**WHAT YOU SHOULD DO**
Set the listing down again exactly, please, apart from its pictures.

**PROVIDED MATERIAL**
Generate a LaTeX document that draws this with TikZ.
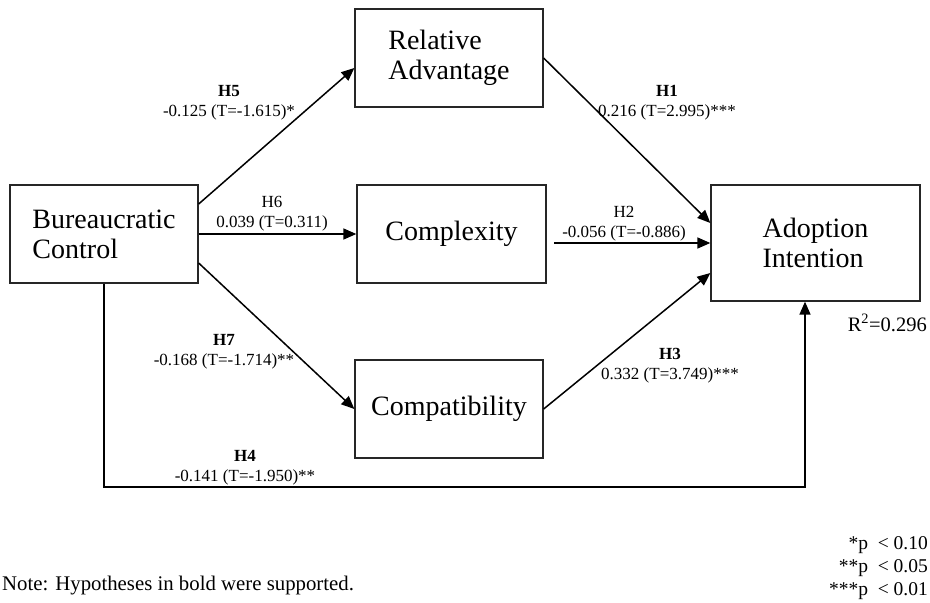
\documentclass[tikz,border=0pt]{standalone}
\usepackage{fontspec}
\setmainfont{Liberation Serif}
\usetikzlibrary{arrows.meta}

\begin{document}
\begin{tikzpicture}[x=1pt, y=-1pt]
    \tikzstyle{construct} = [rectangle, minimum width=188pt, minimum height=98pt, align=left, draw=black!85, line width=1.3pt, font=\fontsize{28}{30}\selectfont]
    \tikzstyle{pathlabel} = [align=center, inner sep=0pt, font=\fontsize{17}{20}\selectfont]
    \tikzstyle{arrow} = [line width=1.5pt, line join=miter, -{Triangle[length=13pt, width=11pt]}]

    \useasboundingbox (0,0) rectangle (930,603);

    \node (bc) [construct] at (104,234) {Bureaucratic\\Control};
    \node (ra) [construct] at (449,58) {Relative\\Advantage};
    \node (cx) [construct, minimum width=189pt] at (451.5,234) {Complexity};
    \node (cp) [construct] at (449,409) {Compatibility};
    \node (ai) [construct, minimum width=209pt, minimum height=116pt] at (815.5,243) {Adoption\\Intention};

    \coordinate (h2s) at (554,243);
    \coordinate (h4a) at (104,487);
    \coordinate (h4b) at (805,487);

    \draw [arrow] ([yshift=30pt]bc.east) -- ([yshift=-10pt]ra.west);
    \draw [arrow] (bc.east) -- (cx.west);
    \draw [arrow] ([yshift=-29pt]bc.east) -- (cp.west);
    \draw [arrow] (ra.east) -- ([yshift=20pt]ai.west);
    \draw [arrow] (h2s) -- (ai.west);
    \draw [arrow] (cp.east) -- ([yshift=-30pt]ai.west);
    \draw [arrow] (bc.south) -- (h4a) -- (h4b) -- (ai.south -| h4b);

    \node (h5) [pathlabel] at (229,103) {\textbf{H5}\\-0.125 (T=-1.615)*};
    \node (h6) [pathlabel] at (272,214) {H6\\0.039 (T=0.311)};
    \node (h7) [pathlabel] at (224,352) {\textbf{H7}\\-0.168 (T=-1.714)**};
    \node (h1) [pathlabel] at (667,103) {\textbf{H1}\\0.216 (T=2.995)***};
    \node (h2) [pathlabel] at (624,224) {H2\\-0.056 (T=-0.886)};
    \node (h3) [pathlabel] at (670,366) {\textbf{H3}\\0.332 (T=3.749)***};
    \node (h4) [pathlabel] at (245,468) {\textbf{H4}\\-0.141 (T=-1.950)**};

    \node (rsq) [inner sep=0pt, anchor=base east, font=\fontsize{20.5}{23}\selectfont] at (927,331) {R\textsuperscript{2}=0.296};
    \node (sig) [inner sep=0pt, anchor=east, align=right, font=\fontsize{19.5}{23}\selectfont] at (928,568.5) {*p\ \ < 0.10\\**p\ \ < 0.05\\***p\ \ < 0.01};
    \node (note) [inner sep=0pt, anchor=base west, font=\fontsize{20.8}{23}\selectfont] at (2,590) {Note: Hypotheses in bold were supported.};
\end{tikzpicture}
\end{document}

**EXERCISE RESULT**
Generate a LaTeX document that draws this with TikZ.
\documentclass[tikz,border=0pt]{standalone}
\usepackage{fontspec}
\setmainfont{Liberation Serif}
\usetikzlibrary{arrows.meta}

\begin{document}
\begin{tikzpicture}[x=1pt, y=-1pt]
    \tikzstyle{construct} = [rectangle, minimum width=188pt, minimum height=98pt, align=left, draw=black!85, line width=1.3pt, font=\fontsize{28}{30}\selectfont]
    \tikzstyle{pathlabel} = [align=center, inner sep=0pt, font=\fontsize{17}{20}\selectfont]
    \tikzstyle{arrow} = [line width=1.5pt, line join=miter, -{Triangle[length=13pt, width=11pt]}]

    \useasboundingbox (0,0) rectangle (930,603);

    \node (bc) [construct] at (104,234) {Bureaucratic\\Control};
    \node (ra) [construct] at (449,58) {Relative\\Advantage};
    \node (cx) [construct, minimum width=189pt] at (451.5,234) {Complexity};
    \node (cp) [construct] at (449,409) {Compatibility};
    \node (ai) [construct, minimum width=209pt, minimum height=116pt] at (815.5,243) {Adoption\\Intention};

    \coordinate (h2s) at (554,243);
    \coordinate (h4a) at (104,487);
    \coordinate (h4b) at (805,487);

    \draw [arrow] ([yshift=30pt]bc.east) -- ([yshift=-10pt]ra.west);
    \draw [arrow] (bc.east) -- (cx.west);
    \draw [arrow] ([yshift=-29pt]bc.east) -- (cp.west);
    \draw [arrow] (ra.east) -- ([yshift=20pt]ai.west);
    \draw [arrow] (h2s) -- (ai.west);
    \draw [arrow] (cp.east) -- ([yshift=-30pt]ai.west);
    \draw [arrow] (bc.south) -- (h4a) -- (h4b) -- (ai.south -| h4b);

    \node (h5) [pathlabel] at (229,103) {\textbf{H5}\\-0.125 (T=-1.615)*};
    \node (h6) [pathlabel] at (272,214) {H6\\0.039 (T=0.311)};
    \node (h7) [pathlabel] at (224,352) {\textbf{H7}\\-0.168 (T=-1.714)**};
    \node (h1) [pathlabel] at (667,103) {\textbf{H1}\\0.216 (T=2.995)***};
    \node (h2) [pathlabel] at (624,224) {H2\\-0.056 (T=-0.886)};
    \node (h3) [pathlabel] at (670,366) {\textbf{H3}\\0.332 (T=3.749)***};
    \node (h4) [pathlabel] at (245,468) {\textbf{H4}\\-0.141 (T=-1.950)**};

    \node (rsq) [inner sep=0pt, anchor=base east, font=\fontsize{20.5}{23}\selectfont] at (927,331) {R\textsuperscript{2}=0.296};
    \node (sig) [inner sep=0pt, anchor=east, align=right, font=\fontsize{19.5}{23}\selectfont] at (928,568.5) {*p\ \ < 0.10\\**p\ \ < 0.05\\***p\ \ < 0.01};
    \node (note) [inner sep=0pt, anchor=base west, font=\fontsize{20.8}{23}\selectfont] at (2,590) {Note: Hypotheses in bold were supported.};
\end{tikzpicture}
\end{document}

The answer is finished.